(Data section)
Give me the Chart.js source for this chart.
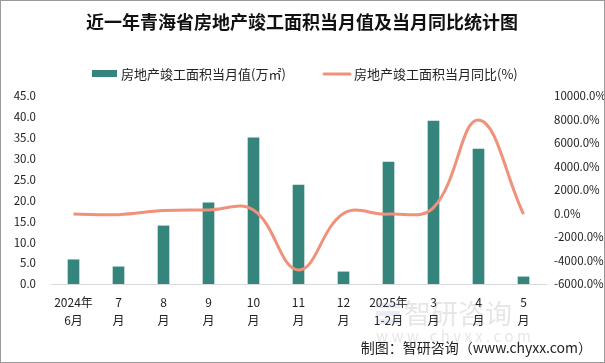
<!DOCTYPE html>
<html lang="zh">
<head>
<meta charset="UTF-8">
<title>近一年青海省房地产竣工面积当月值及当月同比统计图</title>
<script src="https://cdn.jsdelivr.net/npm/chart.js@4"></script>
<style>
  * { margin: 0; padding: 0; box-sizing: border-box; }
  body { width: 605px; height: 363px; background: #fff; overflow: hidden; }
  canvas { display: block; }
</style>
</head>
<body>
<canvas id="c" width="605" height="363"></canvas>
<script>
// ---------- data ----------
const months = [['2024年', '6月'], ['7', '月'], ['8', '月'], ['9', '月'], ['10', '月'], ['11', '月'],
  ['12', '月'], ['2025年', '1-2月'], ['3', '月'], ['4', '月'], ['5', '月']];
const areaValues = [5.8, 4.1, 13.9, 19.4, 35.0, 23.7, 2.9, 29.2, 39.0, 32.3, 1.7];
const yoyValues = [-50, -100, 250, 300, 300, -4800, 0, -50, 500, 7950, -50];

const leftTicks = { min: 0, max: 45, step: 5 };
const rightTicks = { min: -6000, max: 10000, step: 2000 };

const TITLE = '近一年青海省房地产竣工面积当月值及当月同比统计图';
const BAR_LABEL = '房地产竣工面积当月值(万㎡)';
const LINE_LABEL = '房地产竣工面积当月同比(%)';
const CREDIT = '制图：智研咨询（www.chyxx.com）';

const BAR_COLOR = '#35857d';
const LINE_COLOR = '#f0917a';
const FONT = '"Noto Sans CJK SC", "Microsoft YaHei", sans-serif';

// ---------- decorations: title, legend, credit, watermark, frame ----------
const decor = {
  id: 'decor',
  beforeDatasetsDraw(chart) {
    const ctx = chart.ctx;
    ctx.save();
    // faint watermark
    ctx.globalAlpha = 0.12;
    ctx.fillStyle = '#4a6a9a';
    ctx.fillRect(376, 303, 24, 5);
    ctx.fillRect(376, 311, 24, 5);
    ctx.fillRect(376, 319, 24, 5);
    ctx.font = '27px ' + FONT;
    ctx.textBaseline = 'middle';
    ctx.fillStyle = '#333';
    ctx.fillText('智研咨询', 404, 314);
    ctx.font = '15px ' + FONT;
    ctx.fillText('w w w . c h y x x . c o m', 376, 336);
    ctx.restore();
  },
  afterDraw(chart) {
    const ctx = chart.ctx;
    ctx.save();
    ctx.strokeStyle = '#9a9a9a';
    ctx.lineWidth = 1;
    ctx.strokeRect(0.5, 0.5, 604, 362);

    ctx.textBaseline = 'middle';
    ctx.fillStyle = '#111';
    ctx.font = 'bold 18px ' + FONT;
    ctx.textAlign = 'center';
    ctx.fillText(TITLE, 302, 22);

    ctx.font = '13px ' + FONT;
    ctx.textAlign = 'left';
    ctx.fillStyle = BAR_COLOR;
    ctx.fillRect(92, 70, 25, 7);
    ctx.fillStyle = '#222';
    ctx.fillText(BAR_LABEL, 121, 74);

    ctx.strokeStyle = LINE_COLOR;
    ctx.lineWidth = 3;
    ctx.lineCap = 'round';
    ctx.beginPath();
    ctx.moveTo(324, 74);
    ctx.lineTo(350, 74);
    ctx.stroke();
    ctx.fillText(LINE_LABEL, 354, 74);

    ctx.font = '14px ' + FONT;
    ctx.textAlign = 'right';
    ctx.fillText(CREDIT, 592, 348);
    ctx.restore();
  }
};

new Chart(document.getElementById('c'), {
  data: {
    labels: months,
    datasets: [
      {
        type: 'line',
        label: LINE_LABEL,
        data: yoyValues,
        yAxisID: 'y1',
        borderColor: LINE_COLOR,
        backgroundColor: LINE_COLOR,
        borderWidth: 3,
        pointRadius: 0,
        tension: 0.4,
        order: 0,
      },
      {
        type: 'bar',
        label: BAR_LABEL,
        data: areaValues,
        yAxisID: 'y',
        backgroundColor: BAR_COLOR,
        barThickness: 11,
        order: 1,
      },
    ],
  },
  options: {
    responsive: false,
    animation: false,
    devicePixelRatio: 1,
    layout: { padding: { top: 96, bottom: 0, left: 0, right: 0 } },
    plugins: { legend: { display: false }, title: { display: false }, tooltip: { enabled: false } },
    scales: {
      x: {
        grid: { display: false, drawTicks: false },
        border: { display: true, color: '#d9d9d9', width: 1 },
        ticks: { color: '#222', font: { family: FONT, size: 12, lineHeight: 1.5 }, padding: 9, maxRotation: 0, autoSkip: false },
        afterFit(s) { s.height = 79; },
      },
      y: {
        position: 'left',
        min: leftTicks.min, max: leftTicks.max,
        grid: { display: false, drawTicks: false },
        border: { display: false },
        ticks: { stepSize: leftTicks.step, color: '#222', padding: 15, font: { family: FONT, size: 11.5 },
          callback: v => v.toFixed(1) },
        afterFit(s) { s.width = 51; },
      },
      y1: {
        position: 'right',
        min: rightTicks.min, max: rightTicks.max,
        grid: { display: false, drawTicks: false },
        border: { display: false },
        ticks: { stepSize: rightTicks.step, color: '#222', padding: 8, font: { family: FONT, size: 11.5 },
          callback: v => v.toFixed(1) + '%' },
        afterFit(s) { s.width = 59; },
      },
    },
  },
  plugins: [decor],
});
</script>
</body>
</html>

(Your objective)
Leaving out the pictures, repeat the data above exactly.

(Correct response)
Give me the Chart.js source for this chart.
<!DOCTYPE html>
<html lang="zh">
<head>
<meta charset="UTF-8">
<title>近一年青海省房地产竣工面积当月值及当月同比统计图</title>
<script src="https://cdn.jsdelivr.net/npm/chart.js@4"></script>
<style>
  * { margin: 0; padding: 0; box-sizing: border-box; }
  body { width: 605px; height: 363px; background: #fff; overflow: hidden; }
  canvas { display: block; }
</style>
</head>
<body>
<canvas id="c" width="605" height="363"></canvas>
<script>
// ---------- data ----------
const months = [['2024年', '6月'], ['7', '月'], ['8', '月'], ['9', '月'], ['10', '月'], ['11', '月'],
  ['12', '月'], ['2025年', '1-2月'], ['3', '月'], ['4', '月'], ['5', '月']];
const areaValues = [5.8, 4.1, 13.9, 19.4, 35.0, 23.7, 2.9, 29.2, 39.0, 32.3, 1.7];
const yoyValues = [-50, -100, 250, 300, 300, -4800, 0, -50, 500, 7950, -50];

const leftTicks = { min: 0, max: 45, step: 5 };
const rightTicks = { min: -6000, max: 10000, step: 2000 };

const TITLE = '近一年青海省房地产竣工面积当月值及当月同比统计图';
const BAR_LABEL = '房地产竣工面积当月值(万㎡)';
const LINE_LABEL = '房地产竣工面积当月同比(%)';
const CREDIT = '制图：智研咨询（www.chyxx.com）';

const BAR_COLOR = '#35857d';
const LINE_COLOR = '#f0917a';
const FONT = '"Noto Sans CJK SC", "Microsoft YaHei", sans-serif';

// ---------- decorations: title, legend, credit, watermark, frame ----------
const decor = {
  id: 'decor',
  beforeDatasetsDraw(chart) {
    const ctx = chart.ctx;
    ctx.save();
    // faint watermark
    ctx.globalAlpha = 0.12;
    ctx.fillStyle = '#4a6a9a';
    ctx.fillRect(376, 303, 24, 5);
    ctx.fillRect(376, 311, 24, 5);
    ctx.fillRect(376, 319, 24, 5);
    ctx.font = '27px ' + FONT;
    ctx.textBaseline = 'middle';
    ctx.fillStyle = '#333';
    ctx.fillText('智研咨询', 404, 314);
    ctx.font = '15px ' + FONT;
    ctx.fillText('w w w . c h y x x . c o m', 376, 336);
    ctx.restore();
  },
  afterDraw(chart) {
    const ctx = chart.ctx;
    ctx.save();
    ctx.strokeStyle = '#9a9a9a';
    ctx.lineWidth = 1;
    ctx.strokeRect(0.5, 0.5, 604, 362);

    ctx.textBaseline = 'middle';
    ctx.fillStyle = '#111';
    ctx.font = 'bold 18px ' + FONT;
    ctx.textAlign = 'center';
    ctx.fillText(TITLE, 302, 22);

    ctx.font = '13px ' + FONT;
    ctx.textAlign = 'left';
    ctx.fillStyle = BAR_COLOR;
    ctx.fillRect(92, 70, 25, 7);
    ctx.fillStyle = '#222';
    ctx.fillText(BAR_LABEL, 121, 74);

    ctx.strokeStyle = LINE_COLOR;
    ctx.lineWidth = 3;
    ctx.lineCap = 'round';
    ctx.beginPath();
    ctx.moveTo(324, 74);
    ctx.lineTo(350, 74);
    ctx.stroke();
    ctx.fillText(LINE_LABEL, 354, 74);

    ctx.font = '14px ' + FONT;
    ctx.textAlign = 'right';
    ctx.fillText(CREDIT, 592, 348);
    ctx.restore();
  }
};

new Chart(document.getElementById('c'), {
  data: {
    labels: months,
    datasets: [
      {
        type: 'line',
        label: LINE_LABEL,
        data: yoyValues,
        yAxisID: 'y1',
        borderColor: LINE_COLOR,
        backgroundColor: LINE_COLOR,
        borderWidth: 3,
        pointRadius: 0,
        tension: 0.4,
        order: 0,
      },
      {
        type: 'bar',
        label: BAR_LABEL,
        data: areaValues,
        yAxisID: 'y',
        backgroundColor: BAR_COLOR,
        barThickness: 11,
        order: 1,
      },
    ],
  },
  options: {
    responsive: false,
    animation: false,
    devicePixelRatio: 1,
    layout: { padding: { top: 96, bottom: 0, left: 0, right: 0 } },
    plugins: { legend: { display: false }, title: { display: false }, tooltip: { enabled: false } },
    scales: {
      x: {
        grid: { display: false, drawTicks: false },
        border: { display: true, color: '#d9d9d9', width: 1 },
        ticks: { color: '#222', font: { family: FONT, size: 12, lineHeight: 1.5 }, padding: 9, maxRotation: 0, autoSkip: false },
        afterFit(s) { s.height = 79; },
      },
      y: {
        position: 'left',
        min: leftTicks.min, max: leftTicks.max,
        grid: { display: false, drawTicks: false },
        border: { display: false },
        ticks: { stepSize: leftTicks.step, color: '#222', padding: 15, font: { family: FONT, size: 11.5 },
          callback: v => v.toFixed(1) },
        afterFit(s) { s.width = 51; },
      },
      y1: {
        position: 'right',
        min: rightTicks.min, max: rightTicks.max,
        grid: { display: false, drawTicks: false },
        border: { display: false },
        ticks: { stepSize: rightTicks.step, color: '#222', padding: 8, font: { family: FONT, size: 11.5 },
          callback: v => v.toFixed(1) + '%' },
        afterFit(s) { s.width = 59; },
      },
    },
  },
  plugins: [decor],
});
</script>
</body>
</html>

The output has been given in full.